Tension is no good for politics: Ruling AKP deputy to leaders

ANKARA - Hürriyet Daily News
A Justice and Development Party (AKP) deputy and a former Minister of Culture Ertuğrul Günay has appealed to party leaders, urging them to restore common sense to relieve the tension in society, ahead of the Parliament’s opening. Günay also asserted that he would not be running for local elections.

“Turkey’s internal and external problems cannot be solved in an environment where social divisions are polarized and political parties are antagonistic toward each other,” Günay said, in a press conference he held at the parliament yesterday.

Reminding that senior leaders of political parties used harsh rhetoric against one another which went beyond the limits of democratic criticism, Günay warned against a possible rise of tension likely to mark the election marathon, where the presidential election will be preceded by local elections.

“Healthy and permanent solutions can only be sought, found out, actualized in an environment in which the sides debate and compete in a civilized manner.
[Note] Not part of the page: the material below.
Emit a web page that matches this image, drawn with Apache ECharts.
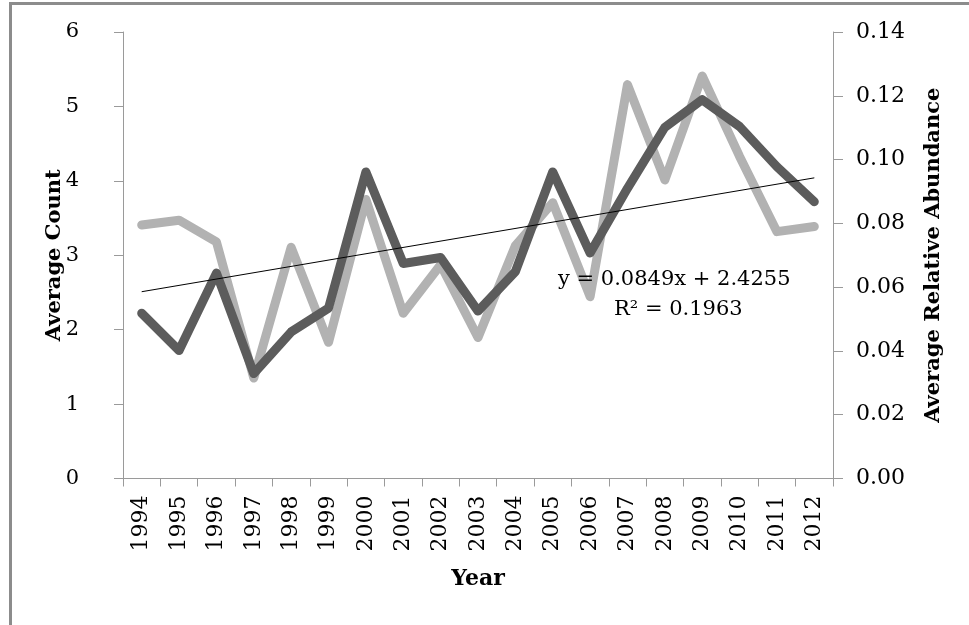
<!DOCTYPE html>
<html>
<head>
<meta charset="utf-8">
<script src="https://cdn.jsdelivr.net/npm/echarts@6/dist/echarts.min.js"></script>
<style>
  html, body { margin: 0; padding: 0; background: #fff; }
  #wrap { position: relative; width: 969px; height: 625px; overflow: hidden; }
  #chart { position: absolute; left: 0; top: 0; width: 969px; height: 625px; }
  #frame { position: absolute; left: 9px; top: 2px; width: 970px; height: 640px;
           border-left: 3px solid #8c8c8c; border-top: 3px solid #8c8c8c; pointer-events: none; }
</style>
</head>
<body>
<div id="wrap">
  <div id="chart"></div>
  <div id="frame"></div>
</div>
<script>
const years = ['1994','1995','1996','1997','1998','1999','2000','2001','2002','2003',
               '2004','2005','2006','2007','2008','2009','2010','2011','2012'];
// Average count (left axis, dark line)
const averageCount = [2.22, 1.72, 2.76, 1.41, 1.97, 2.29, 4.12, 2.89, 2.97, 2.25,
                      2.78, 4.12, 3.03, 3.90, 4.72, 5.09, 4.73, 4.19, 3.72];
// Average relative abundance (right axis, light line)
const relAbundance = [0.0795, 0.0810, 0.0742, 0.0315, 0.0725, 0.0427, 0.0875, 0.0518, 0.0670, 0.0442,
                      0.0730, 0.0865, 0.0570, 0.1235, 0.0936, 0.1262, 0.1010, 0.0774, 0.0790];
// Linear trendline end points, intermediate points omitted
const trendline = [2.51, null, null, null, null, null, null, null, null, null,
                   null, null, null, null, null, null, null, null, 4.04];
const leftTicks = [0, 6, 1];
const rightTicks = [0, 0.14, 0.02];
const equationText = 'y = 0.0849x + 2.4255';
const r2Text = 'R² = 0.1963';

const FONT = 'DejaVu Serif';
const axisGray = '#9a9a9a';

const chart = echarts.init(document.getElementById('chart'), null, { renderer: 'canvas' });
chart.setOption({
  backgroundColor: '#ffffff',
  animation: false,
  grid: { left: 123, right: 136, top: 32, bottom: 146.5, containLabel: false },
  xAxis: {
    type: 'category',
    data: years,
    boundaryGap: true,
    name: 'Year',
    nameLocation: 'middle',
    nameGap: 90,
    nameTextStyle: { fontFamily: FONT, fontWeight: 'bold', fontSize: 22, color: '#000' },
    axisLine: { show: true, lineStyle: { color: axisGray, width: 1 } },
    axisTick: { show: true, interval: 0, alignWithLabel: false, length: 8, lineStyle: { color: axisGray } },
    axisLabel: { interval: 0, rotate: 90, margin: 17, fontFamily: FONT, fontSize: 22, color: '#000' },
    splitLine: { show: false }
  },
  yAxis: [
    {
      type: 'value',
      min: leftTicks[0], max: leftTicks[1], interval: leftTicks[2],
      position: 'left',
      name: 'Average Count',
      nameLocation: 'middle',
      nameRotate: 90,
      nameGap: 58,
      nameMoveOverlap: false,
      nameTextStyle: { fontFamily: FONT, fontWeight: 'bold', fontSize: 21, color: '#000' },
      axisLine: { show: true, lineStyle: { color: axisGray, width: 1 } },
      axisTick: { show: true, inside: false, length: 9, lineStyle: { color: axisGray } },
      axisLabel: { margin: 44, fontFamily: FONT, fontSize: 21, color: '#000' },
      splitLine: { show: false }
    },
    {
      type: 'value',
      min: rightTicks[0], max: rightTicks[1], interval: rightTicks[2],
      position: 'right',
      name: 'Average Relative Abundance',
      nameLocation: 'middle',
      nameRotate: 90,
      nameGap: 90,
      nameTextStyle: { fontFamily: FONT, fontWeight: 'bold', fontSize: 21, color: '#000' },
      axisLine: { show: true, lineStyle: { color: axisGray, width: 1 } },
      axisTick: { show: true, inside: false, length: 10, lineStyle: { color: axisGray } },
      axisLabel: { margin: 23, fontFamily: FONT, fontSize: 22, color: '#000',
                   formatter: v => v.toFixed(2) },
      splitLine: { show: false }
    }
  ],
  series: [
    {
      name: 'Average Relative Abundance', type: 'line', yAxisIndex: 1, data: relAbundance,
      symbol: 'none', smooth: false,
      lineStyle: { color: '#b2b2b2', width: 9, cap: 'round', join: 'round' }, z: 2
    },
    {
      name: 'Average Count', type: 'line', yAxisIndex: 0, data: averageCount,
      symbol: 'none', smooth: false,
      lineStyle: { color: '#5c5c5c', width: 9, cap: 'round', join: 'round' }, z: 3
    },
    {
      name: 'Linear (Average Count)', type: 'line', yAxisIndex: 0, data: trendline,
      connectNulls: true, symbol: 'none',
      lineStyle: { color: '#000', width: 1 }, z: 4
    }
  ],
  graphic: [
    { type: 'text', left: 558, top: 269, z: 10,
      style: { text: equationText, font: '21px "DejaVu Serif"', fill: '#000' } },
    { type: 'text', left: 614, top: 299, z: 10,
      style: { text: r2Text, font: '21px "DejaVu Serif"', fill: '#000' } }
  ]
});
</script>
</body>
</html>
Internal and external problems cannot be solved through a political language based on the mentality of destroying if one could. Democracy is not a conflict regime, not a state of fighting. Problems can be solved through political understanding that respects each other’s existence,” Günay said.
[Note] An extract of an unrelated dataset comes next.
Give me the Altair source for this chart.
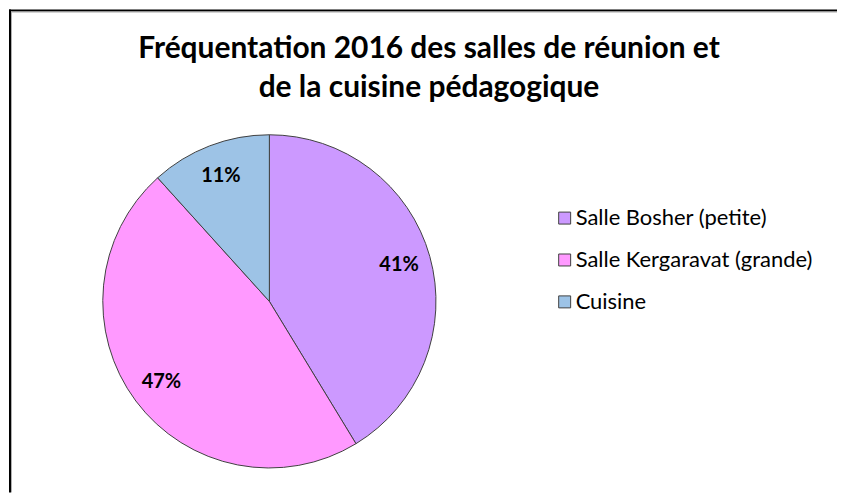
import altair as alt
import pandas as pd

categories = ["Salle Bosher (petite)", "Salle Kergaravat (grande)", "Cuisine"]
values = [41.3, 47.0, 11.7]
labels = ["41%", "47%", "11%"]
colors = ["#CC99FF", "#FF99FF", "#9DC3E6"]
title_lines = ["Fréquentation 2016 des salles de réunion et", "de la cuisine pédagogique"]

df = pd.DataFrame({"cat": categories, "val": values, "lab": labels, "idx": list(range(len(categories)))})

W, H = 830, 484
CX, CY, R = 261, 292.5, 167

color = alt.Color("cat:N", scale=alt.Scale(domain=categories, range=colors),
                  legend=alt.Legend(title=None, orient="none", legendX=546, legendY=198,
                                    symbolType="square", symbolSize=144,
                                    symbolStrokeColor="#404040", symbolStrokeWidth=1,
                                    labelFont="Lato", labelFontSize=22, labelColor="#000000",
                                    labelOffset=0, rowPadding=20, padding=0,
                                    labelLimit=400))

base = alt.Chart(df).encode(
    theta=alt.Theta("val:Q", stack=True),
    order=alt.Order("idx:Q"),
)

arcs = base.mark_arc(stroke="#404040", strokeWidth=1).encode(
    color=color,
    x=alt.value(CX), y=alt.value(CY), radius=alt.value(R),
)

texts = base.mark_text(font="Lato", fontSize=20, fontWeight="bold", color="#000000").encode(
    text="lab:N",
    x=alt.value(CX), y=alt.value(CY), radius=alt.value(135),
)

tdf = pd.DataFrame({"t": title_lines, "i": [0, 1]})
title1 = alt.Chart(tdf.iloc[[0]]).mark_text(font="Lato", fontSize=30, fontWeight="bold",
                                             baseline="alphabetic", align="center", color="#000000").encode(
    text="t:N", x=alt.value(421), y=alt.value(49))
title2 = alt.Chart(tdf.iloc[[1]]).mark_text(font="Lato", fontSize=30, fontWeight="bold",
                                             baseline="alphabetic", align="center", color="#000000").encode(
    text="t:N", x=alt.value(421), y=alt.value(88))

left = alt.Chart(tdf.iloc[[0]]).mark_rule(color="#000000", strokeWidth=2).encode(
    x=alt.value(1), y=alt.value(0), y2=alt.value(H))
top = alt.Chart(tdf.iloc[[0]]).mark_rule(color="#000000", strokeWidth=2).encode(
    y=alt.value(1), x=alt.value(0), x2=alt.value(W))
left2 = alt.Chart(tdf.iloc[[0]]).mark_rule(color="#B0B0B0", strokeWidth=1).encode(
    x=alt.value(2.5), y=alt.value(2), y2=alt.value(H))
top2 = alt.Chart(tdf.iloc[[0]]).mark_rule(color="#B0B0B0", strokeWidth=1).encode(
    y=alt.value(2.5), x=alt.value(2), x2=alt.value(W))

chart = alt.layer(arcs, texts, title1, title2, left, top, left2, top2).properties(
    width=W, height=H, padding=0
).configure_view(stroke=None)

chart.save("out.html", embed_options={"renderer": "svg", "actions": False})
Günay also voiced his concern that tension escalated by harsh rhetoric might reflect on the elections, as he said “In 2014, we will enter the presidential election. Can the one elected in this tense environment be the public’s president?”
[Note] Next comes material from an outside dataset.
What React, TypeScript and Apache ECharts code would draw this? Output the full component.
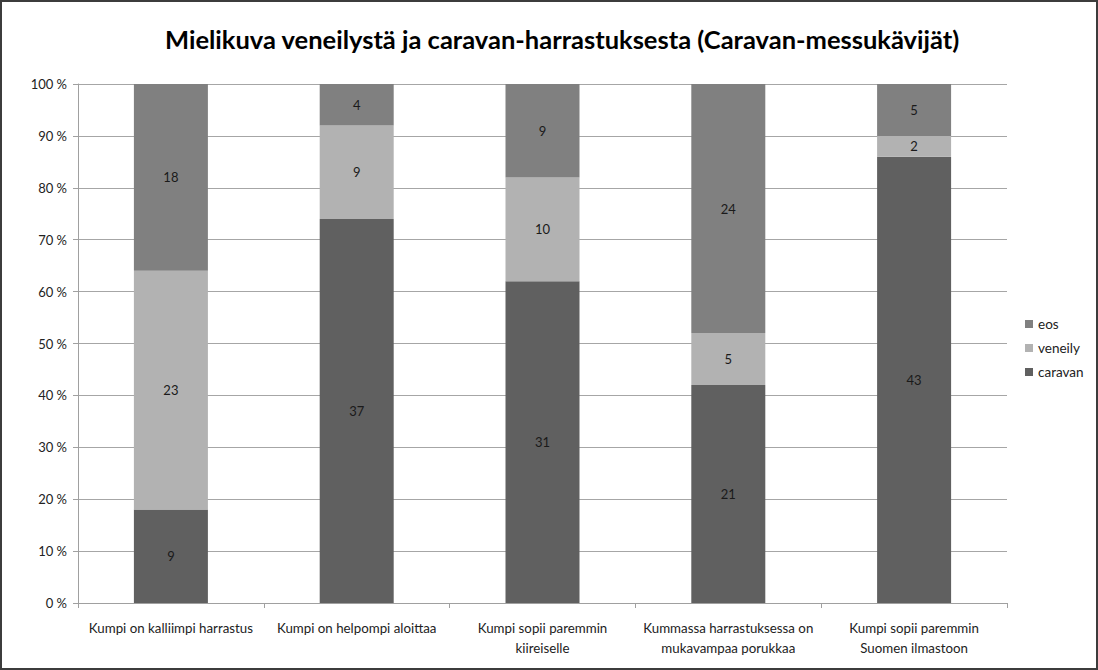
import React, { useEffect, useRef } from "react";
import * as echarts from "echarts";

const categories = [
  "Kumpi on kalliimpi harrastus",
  "Kumpi on helpompi aloittaa",
  "Kumpi sopii paremmin\nkiireiselle",
  "Kummassa harrastuksessa on\nmukavampaa porukkaa",
  "Kumpi sopii paremmin\nSuomen ilmastoon",
];
const caravan = [9, 37, 31, 21, 43];
const veneily = [23, 9, 10, 5, 2];
const eos = [18, 4, 9, 24, 5];
const yTicks = [0, 10, 20, 30, 40, 50, 60, 70, 80, 90, 100];

const FONT = "Lato, 'Open Sans', sans-serif";

export default function App() {
  const ref = useRef<HTMLDivElement>(null);
  useEffect(() => {
    if (!ref.current) return;
    const chart = echarts.init(ref.current, undefined, { renderer: "svg" });
    const totals = categories.map((_, i) => caravan[i] + veneily[i] + eos[i]);
    const pct = (arr: number[]) => arr.map((v, i) => ({ value: (v / totals[i]) * 100, raw: v }));
    const mk = (name: string, arr: number[], color: string) => ({
      name,
      type: "bar",
      stack: "s",
      barWidth: 74,
      data: pct(arr),
      itemStyle: { color },
      label: {
        show: true,
        position: "inside",
        color: "#1a1a1a",
        fontFamily: FONT,
        fontSize: 13,
        formatter: (p: any) => String(p.data.raw),
      },
    });
    chart.setOption({
      animation: false,
      backgroundColor: "#ffffff",
      textStyle: { fontFamily: FONT },
      title: {
        text: "Mielikuva veneilystä ja caravan-harrastuksesta (Caravan-messukävijät)",
        left: 160,
        top: 21,
        textStyle: { fontFamily: FONT, fontSize: 25.5, fontWeight: "bold", color: "#000" },
      },
      legend: {
        orient: "vertical",
        left: 1020,
        top: 312,
        itemWidth: 8,
        itemHeight: 8,
        itemGap: 10,
        icon: "rect",
        data: ["eos", "veneily", "caravan"],
        textStyle: { fontFamily: FONT, fontSize: 13.5, color: "#222" },
      },
      grid: { left: 78, right: 91, top: 84, bottom: 67, containLabel: false },
      xAxis: {
        type: "category",
        data: categories,
        axisLine: { lineStyle: { color: "#a0a0a0" } },
        axisTick: { show: true, length: 5, lineStyle: { color: "#a0a0a0" } },
        axisLabel: {
          interval: 0,
          margin: 15,
          color: "#222",
          fontFamily: FONT,
          fontSize: 13.3,
          lineHeight: 20,
        },
      },
      yAxis: {
        type: "value",
        min: 0,
        max: 100,
        interval: 10,
        axisLine: { show: true, lineStyle: { color: "#a0a0a0" } },
        axisTick: { show: true, length: 5, lineStyle: { color: "#a0a0a0" } },
        splitLine: { lineStyle: { color: "#a6a6a6" } },
        axisLabel: {
          margin: 11,
          color: "#222",
          fontFamily: FONT,
          fontSize: 13,
          formatter: (v: number) => (yTicks.includes(v) ? `${v} %` : ""),
        },
      },
      graphic: [
        {
          type: "rect",
          shape: { x: 1, y: 1, width: 1096, height: 668 },
          style: { fill: "none", stroke: "#3c3c3c", lineWidth: 2 },
          silent: true,
        },
      ],
      series: [
        mk("caravan", caravan, "#606060"),
        mk("veneily", veneily, "#b2b2b2"),
        mk("eos", eos, "#808080"),
      ],
    });
    return () => chart.dispose();
  }, []);
  return (
    <div
      ref={ref}
      style={{ position: "fixed", left: 0, top: 0, width: 1098, height: 670 }}
    />
  );
}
“God forbid, how are we going to enter elections in such tension? The society is complaining about this tension. In the 1999 elections after Feb. 28, while RP [Welfare Party] was losing votes, the CHP [the main opposition Republican People’s Party] remained below the threshold. Tension makes the politics lose,” he reiterated.

The Feb. 28 process refers to the infamous “post-modern coup,” in which a military intervention forced late ex-Prime Minister Necmettin Erbakan to resign after a meeting of the National Security Council (MGK) on Feb. 28, 1997.

Also commenting on developments in Syria and Middle East, Günay noted that it was upsetting that these fuelled division and bitter debates in the country, as he maintained that Turkey must avoid taking sides.